BACKGROUND IMAGE: iSTOCK/GETTY IMAGES
What advice do you have for storage IT professionals on the decision between erasure coding and replication?
Most IT shops at this point for their local storage are going with erasure coding. People tend to install RAID 5 and RAID 6 arrays, and those are forms of erasure coding. But, if you're concerned about disaster recovery -- and what happens if one of your sites burns down -- you probably want to have replication between sites. Most data centers don't have more than two or perhaps three sites: primary and one or two backups. In such a situation, you're going to have replication between your data centers, since there aren't enough sites to warrant erasure coding in any form. Of course, you would still have erasure coding at each individual site, likely in the form of RAID 5 or RAID 6, to make individual sites more reliable. But, for the vast majority of IT shops, there's no benefit to doing erasure coding between multiple sites.
If you use two to three cloud providers and three sites of your own, you could do erasure coding between sites. But, the difficulty is that erasure coding requires that you read much of the surviving data to recover, and that would be impractical with two to three cloud providers and three private sites. You would need to read three of them to get any piece of data if you started with six sites (three cloud providers, three sites of your own).

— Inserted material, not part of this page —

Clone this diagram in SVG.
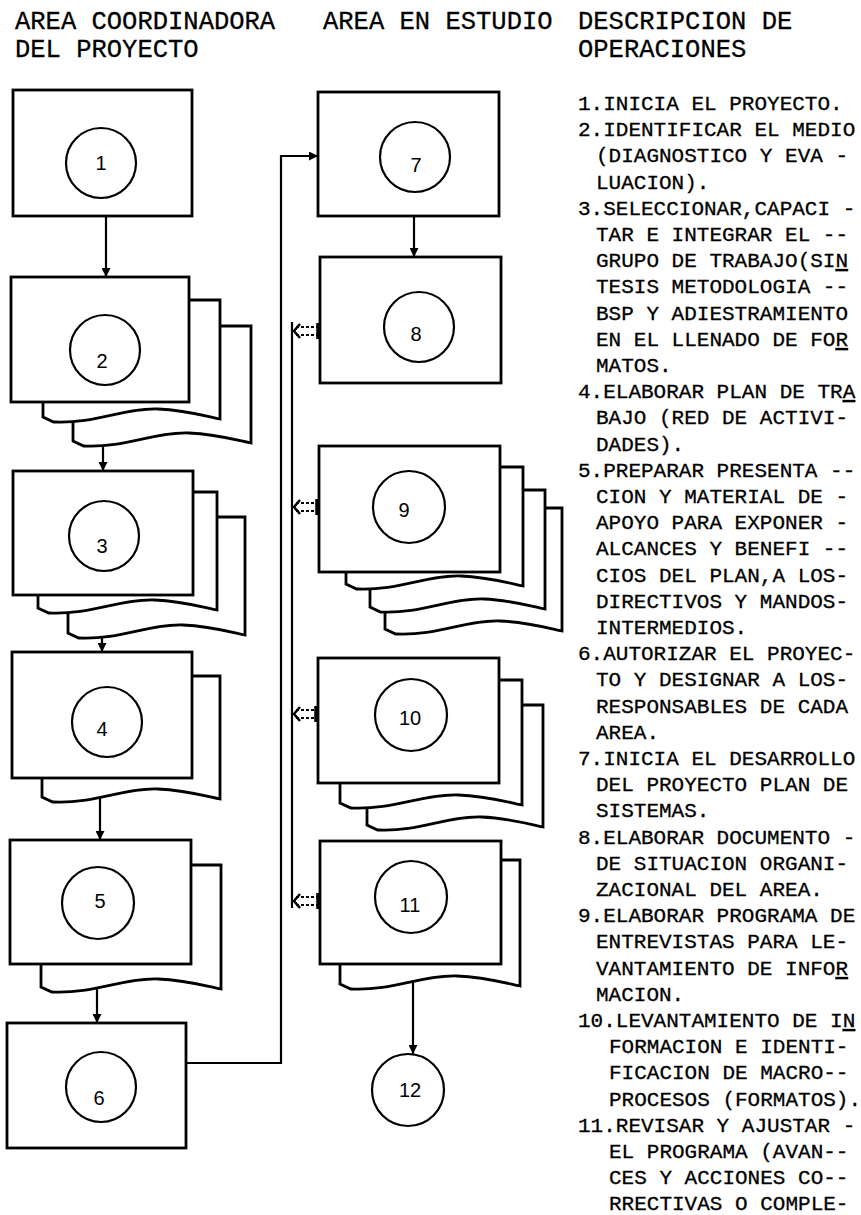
<svg xmlns="http://www.w3.org/2000/svg" width="861" height="1215" viewBox="0 0 861 1215">
<style>
.box{fill:#fff;stroke:#000;stroke-width:2.8;stroke-linejoin:miter}
.circ{fill:none;stroke:#000;stroke-width:2.2}
.num{font-family:"Liberation Sans","DejaVu Sans",sans-serif;font-size:20px;text-anchor:middle;fill:#000}
.conn{fill:none;stroke:#000;stroke-width:2.2}
.dash{fill:none;stroke:#000;stroke-width:2;stroke-dasharray:3 2}
.bar{stroke:#000;stroke-width:3.5}
.hdr{font-family:"Liberation Mono","DejaVu Sans Mono",monospace;font-size:25.5px;fill:#000;stroke:#000;stroke-width:0.3}
.desc{font-family:"Liberation Mono","DejaVu Sans Mono",monospace;font-size:21px;fill:#000;stroke:#000;stroke-width:0.3}
</style>
<defs>
<marker id="ah" viewBox="0 0 10 10" refX="10" refY="5" markerWidth="9" markerHeight="9" markerUnits="userSpaceOnUse" orient="auto"><path d="M0,0 L10,5 L0,10 z" fill="#000"/></marker>
</defs>

<g id="headers">
<text class="hdr" x="15" y="29">AREA COORDINADORA</text>
<text class="hdr" x="15" y="57">DEL PROYECTO</text>
<text class="hdr" x="323" y="29">AREA EN ESTUDIO</text>
<text class="hdr" x="578" y="29">DESCRIPCION DE</text>
<text class="hdr" x="578" y="57">OPERACIONES</text>
</g>

<g id="connectors">
<line class="conn" x1="106" y1="216" x2="106" y2="277" marker-end="url(#ah)"/>
<line class="conn" x1="103" y1="445" x2="103" y2="471" marker-end="url(#ah)"/>
<line class="conn" x1="102" y1="637" x2="102" y2="652" marker-end="url(#ah)"/>
<line class="conn" x1="100" y1="798" x2="100" y2="840" marker-end="url(#ah)"/>
<line class="conn" x1="97" y1="988" x2="97" y2="1023" marker-end="url(#ah)"/>
<polyline class="conn" points="186,1063 281,1063 281,156 318,156" marker-end="url(#ah)"/>
<line class="conn" x1="414" y1="216" x2="414" y2="257" marker-end="url(#ah)"/>
<line class="conn" x1="413" y1="981" x2="413" y2="1054" marker-end="url(#ah)"/>
<line class="conn" x1="292" y1="322" x2="292" y2="908"/>
<g id="link8">
<line class="dash" x1="296" y1="327" x2="317" y2="327"/><line class="dash" x1="296" y1="335" x2="317" y2="335"/>
<path d="M300,324 L294,331 L300,338" fill="none" stroke="#000" stroke-width="2.5"/>
<line class="bar" x1="318" y1="323" x2="318" y2="339"/>
</g>
<g id="link9">
<line class="dash" x1="296" y1="503" x2="317" y2="503"/><line class="dash" x1="296" y1="511" x2="317" y2="511"/>
<path d="M300,500 L294,507 L300,514" fill="none" stroke="#000" stroke-width="2.5"/>
<line class="bar" x1="317" y1="499" x2="317" y2="515"/>
</g>
<g id="link10">
<line class="dash" x1="296" y1="710" x2="316" y2="710"/><line class="dash" x1="296" y1="718" x2="316" y2="718"/>
<path d="M300,707 L294,714 L300,721" fill="none" stroke="#000" stroke-width="2.5"/>
<line class="bar" x1="316" y1="706" x2="316" y2="722"/>
</g>
<g id="link11">
<line class="dash" x1="296" y1="897" x2="318" y2="897"/><line class="dash" x1="296" y1="905" x2="318" y2="905"/>
<path d="M300,894 L294,901 L300,908" fill="none" stroke="#000" stroke-width="2.5"/>
<line class="bar" x1="318" y1="893" x2="318" y2="909"/>
</g>
</g>

<g id="node1">
<rect class="box" x="13" y="90" width="179" height="126"/>
<circle class="circ" cx="101" cy="163" r="35"/>
<text class="num" x="101" y="170">1</text>
</g>

<g id="node2">
<path class="box" d="M73,326 H251 V443 C236.8,440 215.4,434 188.7,433 C153.1,432 126.4,448 83.7,446 L73,441 Z"/>
<path class="box" d="M43,300 H220 V419 C205.8,416 184.6,410 158,409 C122.7,408 96.1,424 53.6,422 L43,417 Z"/>
<rect class="box" x="11" y="277" width="178" height="125"/>
<circle class="circ" cx="105" cy="350" r="35"/>
<text class="num" x="102" y="368">2</text>
</g>

<g id="node3">
<path class="box" d="M68,517 H245 V635 C230.8,632 209.6,626 183,625 C147.7,624 121.1,640 78.6,638 L68,633 Z"/>
<path class="box" d="M38,492 H217 V610 C202.7,607 181.2,601 154.4,600 C118.6,599 91.7,615 48.7,613 L38,608 Z"/>
<rect class="box" x="13" y="471" width="180" height="124"/>
<circle class="circ" cx="104" cy="536" r="35"/>
<text class="num" x="102" y="553">3</text>
</g>

<g id="node4">
<path class="box" d="M42,676 H220 V799 C205.8,796 184.4,790 157.7,789 C122.1,788 95.4,804 52.7,802 L42,797 Z"/>
<rect class="box" x="12" y="652" width="180" height="126"/>
<circle class="circ" cx="107" cy="722" r="35"/>
<text class="num" x="102" y="736">4</text>
</g>

<g id="node5">
<path class="box" d="M41,865 H221 V989 C206.6,986 185,980 158,979 C122,978 95,994 51.8,992 L41,987 Z"/>
<rect class="box" x="10" y="840" width="181" height="124"/>
<circle class="circ" cx="98" cy="903" r="36"/>
<text class="num" x="100" y="908">5</text>
</g>

<g id="node6">
<rect class="box" x="7" y="1023" width="179" height="125"/>
<circle class="circ" cx="101" cy="1087" r="35"/>
<text class="num" x="99" y="1105">6</text>
</g>

<g id="node7">
<rect class="box" x="318" y="92" width="181" height="124"/>
<circle class="circ" cx="415" cy="157" r="35"/>
<text class="num" x="416" y="172">7</text>
</g>

<g id="node8">
<rect class="box" x="320" y="257" width="181" height="126"/>
<circle class="circ" cx="419" cy="327" r="35"/>
<text class="num" x="416" y="341">8</text>
</g>

<g id="node9">
<path class="box" d="M385,508 H562 V631 C547.8,628 526.6,622 500,621 C464.7,620 438.1,636 395.6,634 L385,629 Z"/>
<path class="box" d="M370,490 H545 V609 C531,606 510,600 483.8,599 C448.8,598 422.5,614 380.5,612 L370,607 Z"/>
<path class="box" d="M346,467 H523 V586 C508.8,583 487.6,577 461,576 C425.7,575 399.1,591 356.6,589 L346,584 Z"/>
<rect class="box" x="319" y="446" width="181" height="126"/>
<circle class="circ" cx="409" cy="507" r="36"/>
<text class="num" x="404" y="517">9</text>
</g>

<g id="node10">
<path class="box" d="M367,705 H543 V827 C528.9,824 507.8,818 481.4,817 C446.2,816 419.8,832 377.6,830 L367,825 Z"/>
<path class="box" d="M340,680 H522 V805 C507.4,802 485.6,796 458.3,795 C421.9,794 394.6,810 350.9,808 L340,803 Z"/>
<rect class="box" x="318" y="658" width="181" height="125"/>
<circle class="circ" cx="411" cy="715" r="36"/>
<text class="num" x="410" y="725">10</text>
</g>

<g id="node11">
<path class="box" d="M340,860 H520 V986 C505.6,983 484,977 457,976 C421,975 394,991 350.8,989 L340,984 Z"/>
<rect class="box" x="320" y="841" width="181" height="123"/>
<circle class="circ" cx="411" cy="897" r="36"/>
<text class="num" x="410" y="912">11</text>
</g>

<g id="node12">
<circle class="circ" cx="408" cy="1090" r="36"/>
<text class="num" x="410" y="1097">12</text>
</g>

<g id="description" class="desc">
<text x="578" y="110">1.INICIA EL PROYECTO.</text>
<text x="578" y="136">2.IDENTIFICAR EL MEDIO</text>
<text x="596" y="162">(DIAGNOSTICO Y EVA -</text>
<text x="596" y="189">LUACION).</text>
<text x="578" y="215">3.SELECCIONAR,CAPACI -</text>
<text x="596" y="241">TAR E INTEGRAR EL --</text>
<text x="596" y="267">GRUPO DE TRABAJO(SI<tspan text-decoration="underline">N</tspan></text>
<text x="596" y="293">TESIS METODOLOGIA --</text>
<text x="596" y="320">BSP Y ADIESTRAMIENTO</text>
<text x="596" y="346">EN EL LLENADO DE FO<tspan text-decoration="underline">R</tspan></text>
<text x="596" y="372">MATOS.</text>
<text x="578" y="398">4.ELABORAR PLAN DE TR<tspan text-decoration="underline">A</tspan></text>
<text x="596" y="424">BAJO (RED DE ACTIVI-</text>
<text x="596" y="451">DADES).</text>
<text x="578" y="477">5.PREPARAR PRESENTA --</text>
<text x="596" y="503">CION Y MATERIAL DE -</text>
<text x="596" y="529">APOYO PARA EXPONER -</text>
<text x="596" y="555">ALCANCES Y BENEFI --</text>
<text x="596" y="582">CIOS DEL PLAN,A LOS-</text>
<text x="596" y="608">DIRECTIVOS Y MANDOS-</text>
<text x="596" y="634">INTERMEDIOS.</text>
<text x="578" y="660">6.AUTORIZAR EL PROYEC-</text>
<text x="596" y="686">TO Y DESIGNAR A LOS-</text>
<text x="596" y="713">RESPONSABLES DE CADA</text>
<text x="596" y="739">AREA.</text>
<text x="578" y="765">7.INICIA EL DESARROLLO</text>
<text x="596" y="791">DEL PROYECTO PLAN DE</text>
<text x="596" y="817">SISTEMAS.</text>
<text x="578" y="844">8.ELABORAR DOCUMENTO -</text>
<text x="596" y="870">DE SITUACION ORGANI-</text>
<text x="596" y="896">ZACIONAL DEL AREA.</text>
<text x="578" y="922">9.ELABORAR PROGRAMA DE</text>
<text x="596" y="948">ENTREVISTAS PARA LE-</text>
<text x="596" y="975">VANTAMIENTO DE INFO<tspan text-decoration="underline">R</tspan></text>
<text x="596" y="1001">MACION.</text>
<text x="578" y="1027">10.LEVANTAMIENTO DE I<tspan text-decoration="underline">N</tspan></text>
<text x="609" y="1053">FORMACION E IDENTI-</text>
<text x="609" y="1079">FICACION DE MACRO--</text>
<text x="609" y="1106">PROCESOS (FORMATOS).</text>
<text x="578" y="1132">11.REVISAR Y AJUSTAR -</text>
<text x="609" y="1158">EL PROGRAMA (AVAN--</text>
<text x="609" y="1184">CES Y ACCIONES CO--</text>
<text x="609" y="1210">RRECTIVAS O COMPLE-</text>
</g>
</svg>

Inter-site erasure coding makes sense for recovering from disasters, as long as you're OK with waiting days to get back up. If you need to be up in minutes, you need replication, or at least a very high-bandwidth/low-latency network between all of your sites.
About the expert:
Ethan Miller is a professor of computer science at the University of California at Santa Cruz. Miller does research on erasure coding and how to use it in storage systems. In addition to his work at the university, Miller works part time at Pure Storage Inc., which sells enterprise solid-state storage arrays. But, erasure coding is not the primary focus of his work at the company, and Pure Storage's products currently use no erasure coding beyond combinations of RAID 5 and RAID 6.